親知らずは抜いた方がいい?抜かない方がいい?
抜歯をおすすめする場合
親知らずが虫歯になっている
親知らずは、前歯から数えて8番目、一番奥に生えている歯です(生えてこない方もいます)。程度の差こそあれ、基本的に「磨きにくい歯」となるため、虫歯リスクが高くなります。セルフケアの改善の余地がない(物理的にどうやっても磨きにくい)場合などには、虫歯治療を行っても再発する可能性が高いため、抜歯をおすすめします。
歯並びを乱している
親知らずが横向き・斜めに生えるなどして、隣の歯を押し、歯並びを乱すことがあります。放置しているとドミノ式に歯並びが乱れることもあるため、抜歯をおすすめします。
手前の歯の根を溶かしている
親知らずが横向き・斜めに生えると、その手前の歯の根の吸収が進んでしまうことがあります。手前の歯の寿命を短くしてしまう可能性が高いため、親知らずの抜歯をおすすめします。
腫瘍・嚢胞の原因になっている
親知らずを原因として、腫瘍や嚢胞が生じている・生じる可能性が高い場合には、抜歯をおすすめします。
抜歯をおすすめしない場合
親知らずがまっすぐ生え、虫歯や歯並びの乱れ、腫れ・痛みの原因になっていない場合には、基本的に親知らずを残すことをおすすめします。親知らずも噛むという機能を支える歯であることには変わりありませんので、むやみに抜くということはありません。
親知らずの抜歯は痛い?
抜歯時の痛みの種類
【局所麻酔】注射を打つときの痛み
親知らずは、歯茎に局所麻酔をかけた上で抜歯します。まず歯茎を部分的に痺れさせるシールタイプの表面麻酔をかけてから、注射麻酔を打つという手順です。
なお、注射針によってわずかに歯茎が損傷することになるため、損傷が治癒するまで、痛みも1~3日ほど持続します。ただ、抜歯後には痛み止めを処方しますので、ほとんど心配いりません。
【抜歯中】麻酔が効いていない痛み
抜歯中、麻酔が十分に効かず、痛みを感じることがあります。体質もありますが、相対的に下顎の抜歯の際に起こりやすい痛みです。
注射麻酔を追加することができますので、すぐ、歯科医師にお伝えください。
【抜歯後】ドライソケットによる痛み
通常、親知らずの抜歯後は、その穴に血が溜まり、固まることで傷が落ち着きます。ただ、舌や指で固まりかけた血液を剥がしてしまったりうがいを過度に行う等して、穴の奥の骨が露出したままとなる「ドライソケット」が起こることがあります。
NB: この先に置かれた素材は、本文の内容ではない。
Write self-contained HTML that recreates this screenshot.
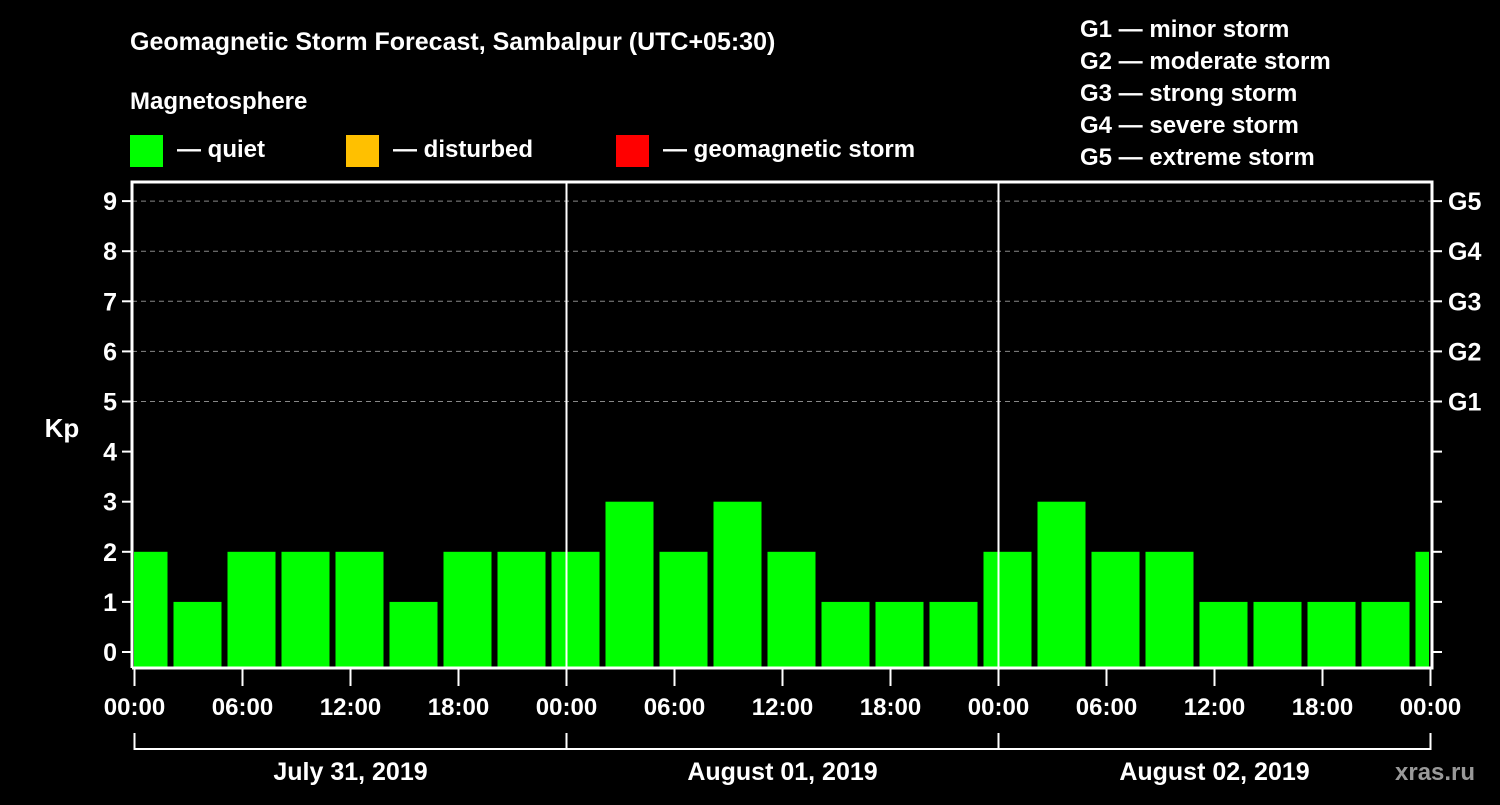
<!DOCTYPE html>
<html><head><meta charset="utf-8"><style>
body{margin:0;background:#000;width:1500px;height:800px;overflow:hidden;font-family:"Liberation Sans",sans-serif}
svg text{font-family:"Liberation Sans",sans-serif;font-weight:bold;fill:#fff}
</style></head><body>
<svg id="c" width="1500" height="800">
<text x="130" y="50" font-size="25">Geomagnetic Storm Forecast, Sambalpur (UTC+05:30)</text>
<text x="130" y="109" font-size="24">Magnetosphere</text>
<rect x="130" y="135" width="33" height="32" fill="#00ff00"/>
<text x="177" y="157" font-size="24">— quiet</text>
<rect x="346" y="135" width="33" height="32" fill="#ffc000"/>
<text x="393" y="157" font-size="24">— disturbed</text>
<rect x="616" y="135" width="33" height="32" fill="#ff0000"/>
<text x="663" y="157" font-size="24">— geomagnetic storm</text>
<g font-size="24">
<text x="1080" y="37">G1 — minor storm</text>
<text x="1080" y="69">G2 — moderate storm</text>
<text x="1080" y="101">G3 — strong storm</text>
<text x="1080" y="133">G4 — severe storm</text>
<text x="1080" y="165">G5 — extreme storm</text>
</g>
<text x="62" y="437" font-size="26" text-anchor="middle">Kp</text>
<g id="grid"></g><g id="bars"></g><g id="axes"></g>
<text x="1395" y="780" font-size="24" fill="#999" style="fill:#999">xras.ru</text>
</svg>
<script>
const kpValues=[2,1,2,2,2,1,2,2,2,3,2,3,2,1,1,1,2,3,2,2,1,1,1,1,2];
const yTicks=[0,1,2,3,4,5,6,7,8,9];
const gLabels=["G1","G2","G3","G4","G5"];
const timeLabels=["00:00","06:00","12:00","18:00","00:00","06:00","12:00","18:00","00:00","06:00","12:00","18:00","00:00"];
const dayLabels=["July 31, 2019","August 01, 2019","August 02, 2019"];
const NS="http://www.w3.org/2000/svg";
const L=132,R=1432,T=182,B=668,X0=134.5,DAY=432;
const y=v=>652-v*50.1;
const x=h=>X0+h*DAY/24;
function mk(p,tag,a,txt){const e=document.createElementNS(NS,tag);for(const k in a)e.setAttribute(k,a[k]);if(txt!=null)e.textContent=txt;document.getElementById(p)?document.getElementById(p).appendChild(e):p.appendChild(e);return e;}
// grid
yTicks.forEach(v=>{if(v>=5){const g=mk("grid","line",{x1:L,x2:R,y1:y(v),y2:y(v),stroke:"#888","stroke-dasharray":"5,4","stroke-width":1});

}});
// bars: 3h slots starting at 02:00 local offset
kpValues.forEach((v,i)=>{const s=x(2+3*(i-1)),e=x(2+3*i);let a=Math.max(s+3,L+2),b=Math.min(e-3,R-3);
const r=mk("bars","rect",{x:a,y:y(v),width:b-a,height:B-y(v),fill:v>=5?"#ff0000":v>=4?"#ffc000":"#00ff00"});

});
// axes
const fr=mk("axes","path",{d:`M${L} ${B}V${T}H${R}V${B}H${L}`,stroke:"#fff","stroke-width":3,fill:"none"});


[1,2].forEach(d=>{const l=mk("axes","line",{x1:x(24*d),x2:x(24*d),y1:T,y2:B,stroke:"#fff","stroke-width":2});

});
yTicks.forEach(v=>{mk("axes","line",{x1:L-10,x2:L,y1:y(v),y2:y(v),stroke:"#fff","stroke-width":2});
mk("axes","line",{x1:R,x2:R+10,y1:y(v),y2:y(v),stroke:"#fff","stroke-width":2});
const t=mk("axes","text",{x:L-15,y:y(v)+9,"font-size":25,"text-anchor":"end"},v);

});
gLabels.forEach((g,i)=>{const t=mk("axes","text",{x:1448,y:y(5+i)+9,"font-size":25},g);

});
timeLabels.forEach((lb,i)=>{const xx=x(6*i);mk("axes","line",{x1:xx,x2:xx,y1:B,y2:B+18,stroke:"#fff","stroke-width":2});
const t=mk("axes","text",{x:xx,y:715,"font-size":24,"text-anchor":"middle"},lb);

});
mk("axes","line",{x1:x(0),x2:x(72),y1:749,y2:749,stroke:"#fff","stroke-width":2});
[0,1,2,3].forEach(d=>mk("axes","line",{x1:x(24*d),x2:x(24*d),y1:733,y2:750,stroke:"#fff","stroke-width":2}));
dayLabels.forEach((lb,i)=>{const t=mk("axes","text",{x:x(24*i+12),y:780,"font-size":25,"text-anchor":"middle"},lb);

});
</script>
</body></html>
ドライソケットが起こった場合には、すぐに受診していただき、治療を行う必要があります。
なお、ドライソケットがない場合も、痛みは2~3日続きます。こちらについては、予め処方する痛み止めで十分に対応できます。
親知らずの抜歯は上と下どちらが痛い?
注射麻酔は、上顎の方が効きが良くなります。これは、上顎の骨の方が、下顎の骨よりも麻酔液が浸透しやすいために生じる違いです。
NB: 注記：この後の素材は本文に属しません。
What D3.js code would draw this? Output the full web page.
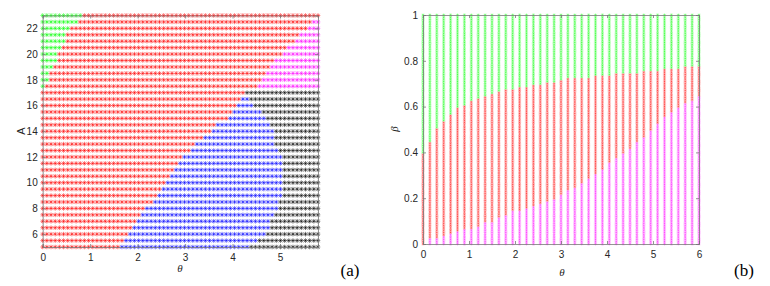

上顎の親知らずの抜歯の方が、下顎の親知らずの抜歯よりも、抜歯時の痛みは少なくなると言えるでしょう。
親知らず抜歯後、痛みはいつまで?
親知らずの抜歯後、ほとんどのケースにおいて、1~2日くらいで痛みが引きます。そして、3日目には、痛み止めが必要なくなるほど落ち着きます。
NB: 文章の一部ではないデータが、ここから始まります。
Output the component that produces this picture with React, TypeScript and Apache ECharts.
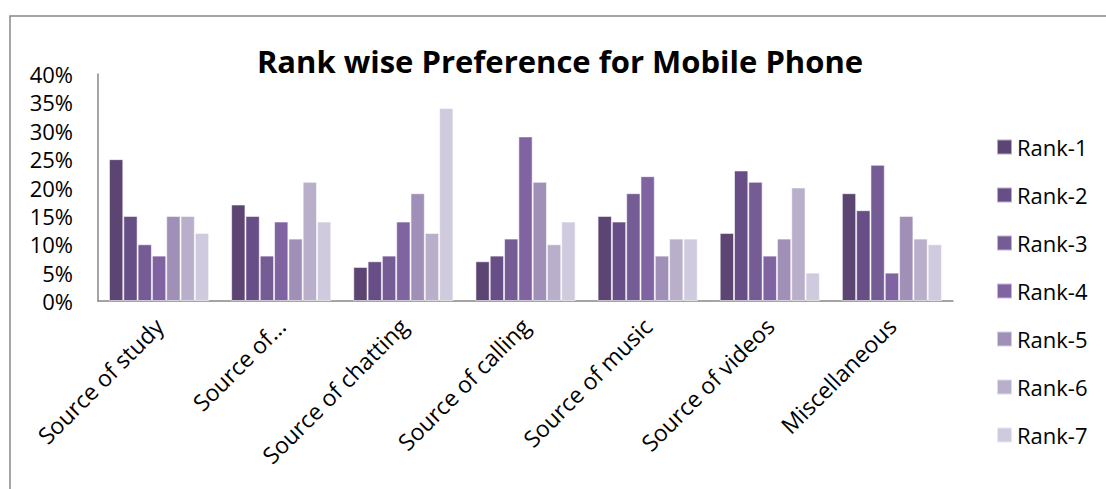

ただ、中には1週間以上痛みが続くというケースもあります。
痛みが長引く、痛み止めが効かないくらい痛いといったときには、ご連絡ください。
親知らずの抜歯後おすすめの食事
治療直後~当日
麻酔の効果は、抜歯後2~3時間残っています。またこの間は少しの刺激で出血が起こりやすくなっているため、お食事をお控えください。
その後も当日中は、固まりかけた血液が剥がれたりしないよう、やわらかい食べ物を食べましょう。硬い物は当然ですが、刺激物も避けましょう。
おすすめなのは、以下のようなメニューです。
- おかゆ、玉子雑炊
- やわらかく煮込んだうどん
- 具をやわらかくしたスープ
- ヨーグルト、プリン、ゼリー
- すりおろしたリンゴ
- 栄養補助ゼリー
治療後2日目
治療後2日目も、まだ傷口は安定していません。ただ、抜歯したのとは反対側の顎を使えば、ほとんど通常通りの食事が可能です。
おすすめなのは、以下のようなメニューです。
- やわらかく煮込んだ麺類
- リゾット
- 蒸しパン、食パン
- 野菜の煮物、野菜炒め
- 魚の煮物、刺身
- 豆腐
- 半熟玉子
治療後3日~
3~4日が経過すれば、患部が傷つく可能性のある食べ物(せんべい、骨つき肉、大きな骨の魚など)を避けた上で、刺激物を含め、通常通りの食事に戻せます。
ただ、いずれの段階においても治癒の程度には個人差がありますので、そのときどきで歯科医師からの指示に従っていただきますよう、お願いします。